The Dreamworks Animation Video Jukebox is a fancy word for 'trailer gallery'. To be fair, these are not trailers, but clips from each movie. In here, you'll find clips for 'Bee Movie' (1:19), 'Flushed Away' (1:56), 'Over the Hedge' (1:53), 'Madagascar' (0:58), 'Shark Tale' (2:25), 'Shrek 2' (1:20), 'Shrek' (1:14) and 'Shrek 3' (1:33).

DWK is the section devoted specifically for kids. Merlin's Magic Crystal Ball is basically a Magic 8-Ball on a disc. Learn the Donkey Dance (1:42) shows you how to do the dance from the clip mentioned above. How to Be Green (4:01) teaches you how to save the environment by being green. By the way, a single start-up trailer, for 'Madagascar' (1:52), starts off the disc.
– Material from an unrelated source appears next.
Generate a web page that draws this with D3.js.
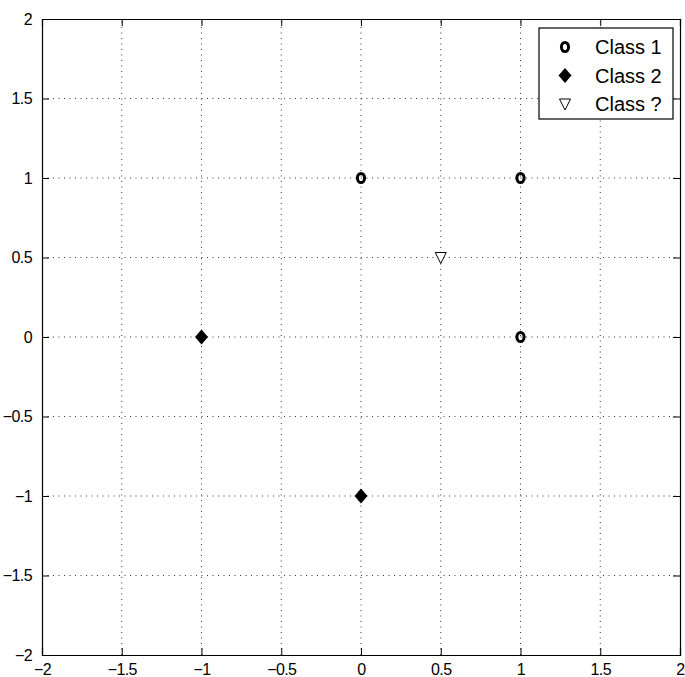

The disc boasts a few High-Definition Exclusive Extras to watch. First is The Animator's Corner which is somewhat similar to the 'Boards and Blasts' extra on the 'Final Fantasy' DVD and BD. It's a full-length storyboard track running along the movie. Only hardcore animation buffs will want to watch this more than 10 minutes, but I appreciate its inclusion.

Shrek's Trivia Track is also a nice inclusion. It's a running text commentary, though its downfall is its humour. It has a combination of character jokes (such as the Prince taking riding lessons for his intro scene in the movie) and actual fact (like everybody farting an average of 14 times per day), and it's sometimes tricky to know if the track is joking or not. To be fair, this is a very nice read and fun to watch.

Lastly, The World of Shrek is nothing special. It's a character bio page for all the main and supporting characters. Again, not to informative, but a nice little extra.